A _*Greyhound *_bus en route from NYC PATH Bus Station to Cleveland ran into the back of a semi in Pennsylvania and telescoped early Wednesday morning, killing at least 1 pax and injuring everyone else on the bus. _*WNBC*_ video shows a rugged crash scene but surprisingly the bus looks pretty good for the type of crash this was-I have no idea what model bus this is.


----------



## Swadian Hardcore (Oct 9, 2013)

This bus was #6345, a 1999 MCI 102DL3 which was rebuilt and equipped with a wheelchair lift. It was operating Schedule 4425 New York-Chicago and had departed New York at 10:15 PM. The next stop would have been Milesburg, a rest stop, scheudled at 2:15 AM. This bus runs nonstop New York-Milesburg.

The speed limit on this section of road is 65 mph, the Greyhound 102DL3 is usually governed at 75 mph. When these accidents happen, it's either if the truck stopped suddenly, the bus rear-ended it or the bus went to fast and hit the back of the truck, or a combination of both. I almost had this happen to me when I was riding a G4500 earlier this year, the truck in front suddenly stopped.

The 102DL3 is indeed an extremly durable bus, these things can take lots of damage with no fatalities. Unfortunately, this time someone died, whereas in the previous accident involving #6333, no one died. Usually D-unit accidents have no deaths. #6345 had run about 1,800,000 miles at the time of the accident.

Again, I'm hoping this one can get repaired. When #6333 rolled-over, it was damaged beyond repair and was scrapped, this one only has some head-end damage, I think it should OK if they can slap on a new front end.


----------



## railiner (Oct 9, 2013)

Very disturbed to hear of this accident, when I came to work this morning. My thoughts go with the driver and the passengers.

Due to the government shutdown, the NTSB won't be investigating this unfortunate accident, as is the case of the other recent bus accident in Tennessee, but the Pennsylvania officials will thoroughly do their own...


----------



## SarahZ (Oct 9, 2013)




----------



## Swadian Hardcore (Oct 9, 2013)

railiner said:


> Very disturbed to hear of this accident, when I came to work this morning.
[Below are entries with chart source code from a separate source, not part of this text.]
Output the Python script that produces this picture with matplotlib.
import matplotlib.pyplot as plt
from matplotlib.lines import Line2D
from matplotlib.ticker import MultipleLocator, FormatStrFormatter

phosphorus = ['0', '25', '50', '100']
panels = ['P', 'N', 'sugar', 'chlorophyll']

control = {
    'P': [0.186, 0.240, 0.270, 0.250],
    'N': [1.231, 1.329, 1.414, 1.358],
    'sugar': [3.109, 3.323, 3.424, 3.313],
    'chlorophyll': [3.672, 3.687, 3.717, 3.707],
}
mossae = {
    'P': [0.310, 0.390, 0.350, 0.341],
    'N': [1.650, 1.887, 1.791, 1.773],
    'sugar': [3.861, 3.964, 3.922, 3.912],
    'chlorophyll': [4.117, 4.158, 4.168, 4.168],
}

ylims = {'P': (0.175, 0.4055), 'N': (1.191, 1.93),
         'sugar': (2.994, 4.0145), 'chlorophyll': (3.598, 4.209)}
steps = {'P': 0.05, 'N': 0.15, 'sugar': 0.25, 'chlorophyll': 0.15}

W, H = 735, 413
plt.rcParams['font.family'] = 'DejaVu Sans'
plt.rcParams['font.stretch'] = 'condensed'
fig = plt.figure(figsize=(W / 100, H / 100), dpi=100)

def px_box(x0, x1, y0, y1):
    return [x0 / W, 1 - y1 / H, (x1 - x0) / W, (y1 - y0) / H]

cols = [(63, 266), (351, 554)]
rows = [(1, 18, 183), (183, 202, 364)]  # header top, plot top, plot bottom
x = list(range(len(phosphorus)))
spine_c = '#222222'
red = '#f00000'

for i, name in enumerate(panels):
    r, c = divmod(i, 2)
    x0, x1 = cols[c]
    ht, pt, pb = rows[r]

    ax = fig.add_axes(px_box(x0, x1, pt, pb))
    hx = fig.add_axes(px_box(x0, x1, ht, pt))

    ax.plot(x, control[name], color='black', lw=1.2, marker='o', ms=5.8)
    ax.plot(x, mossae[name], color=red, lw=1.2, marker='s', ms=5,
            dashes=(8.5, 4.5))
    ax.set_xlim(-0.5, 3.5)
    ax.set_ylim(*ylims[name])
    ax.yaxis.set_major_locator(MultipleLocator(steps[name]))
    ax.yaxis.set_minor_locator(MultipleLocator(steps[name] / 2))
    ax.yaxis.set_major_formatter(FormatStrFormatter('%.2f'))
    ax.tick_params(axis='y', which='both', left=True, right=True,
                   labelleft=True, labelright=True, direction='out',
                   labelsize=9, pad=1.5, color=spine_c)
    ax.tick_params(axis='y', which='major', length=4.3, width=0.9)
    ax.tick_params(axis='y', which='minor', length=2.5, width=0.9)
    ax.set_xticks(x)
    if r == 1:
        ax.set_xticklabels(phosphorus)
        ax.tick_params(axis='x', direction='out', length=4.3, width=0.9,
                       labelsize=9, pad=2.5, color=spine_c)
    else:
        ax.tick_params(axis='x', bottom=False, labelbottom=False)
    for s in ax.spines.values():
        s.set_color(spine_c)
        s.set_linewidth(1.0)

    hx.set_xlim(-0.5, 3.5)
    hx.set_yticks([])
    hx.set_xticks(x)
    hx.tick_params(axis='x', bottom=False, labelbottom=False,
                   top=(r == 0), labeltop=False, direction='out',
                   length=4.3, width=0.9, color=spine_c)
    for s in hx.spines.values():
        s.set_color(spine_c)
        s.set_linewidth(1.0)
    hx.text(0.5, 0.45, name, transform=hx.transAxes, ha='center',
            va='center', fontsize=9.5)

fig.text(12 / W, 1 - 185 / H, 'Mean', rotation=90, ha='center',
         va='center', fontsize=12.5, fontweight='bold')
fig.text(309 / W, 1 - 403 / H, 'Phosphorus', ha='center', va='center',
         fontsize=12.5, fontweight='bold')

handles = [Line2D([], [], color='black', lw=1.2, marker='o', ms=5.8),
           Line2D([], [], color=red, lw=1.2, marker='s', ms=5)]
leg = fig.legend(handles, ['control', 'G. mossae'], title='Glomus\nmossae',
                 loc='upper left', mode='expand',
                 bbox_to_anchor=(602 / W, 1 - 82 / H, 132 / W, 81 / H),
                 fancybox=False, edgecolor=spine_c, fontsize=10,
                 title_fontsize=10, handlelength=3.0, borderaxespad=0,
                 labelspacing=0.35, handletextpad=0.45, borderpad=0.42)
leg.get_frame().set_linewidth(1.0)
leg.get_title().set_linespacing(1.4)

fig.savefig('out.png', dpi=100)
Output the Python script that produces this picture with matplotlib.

My thoughts go with the driver and the passengers.
> 
> Due to the government shutdown, the NTSB won't be investigating this unfortunate accident, as is the case of the other recent bus accident in Tennessee, but the Pennsylvania officials will thoroughly do their own...


I didn't hear about the accidnet in Tennessee. The recent double-accidents are concerning, though I hope a third accident will not happen again this year. Pennsylvania officials should be more than capable of finding the reasons.

I hope there will be no more fatalities from this accident.

Edit: LOL, should have put "not happen" instead of "happen".


----------



## railiner (Oct 9, 2013)

Swadian Hardcore said:


> railiner said:
> 
> 
> > Very disturbed to hear of this accident, when I came to work this morning. My thoughts go with the driver and the passengers.
> ...


Here's a link...http://usnews.nbcnews.com/_news/2013/10/03/20802726-no-ntsb-investigators-for-deadly-bus-crash-because-of-government-shutdown-official


----------



## Swadian Hardcore (Oct 10, 2013)

railiner said:


> Swadian Hardcore said:
> 
> 
> > railiner said:
> ...


That accident is really terrible, 8 people dead. Don't know why the tire blew but NTSB isn;t investigating this one either. Might have hit something or maintainence could have been poor. I'm not sure what bus that is, from the animation it looks like a Dina or a Setra. Only two axles, so it's not a MCI or Prevost.


----------



## NW cannonball (Oct 10, 2013)

Swadian Hardcore said:


> railiner said:
> 
> 
> > Swadian Hardcore said:
> ...


Is a blown tire sufficient cause for such an accident? I was on Jefferson Lines bus - OK 2-3 decades ago- that lost a front tire. The driver steered the bus onto the shoulder. Slightly scary - yes. Totally lost control -- NO.

I had the rough idea that a blown tire might cause an accident, but that buses are designed to minimize the risk if a tire fails.

Worried but not scared.


----------



## railiner (Oct 10, 2013)

The accident in Tennessee did not involve Greyhound...it may not have even been a common carrier, but rather a church-owned and operated vehicle....

Either way, it was a horrible accident...


----------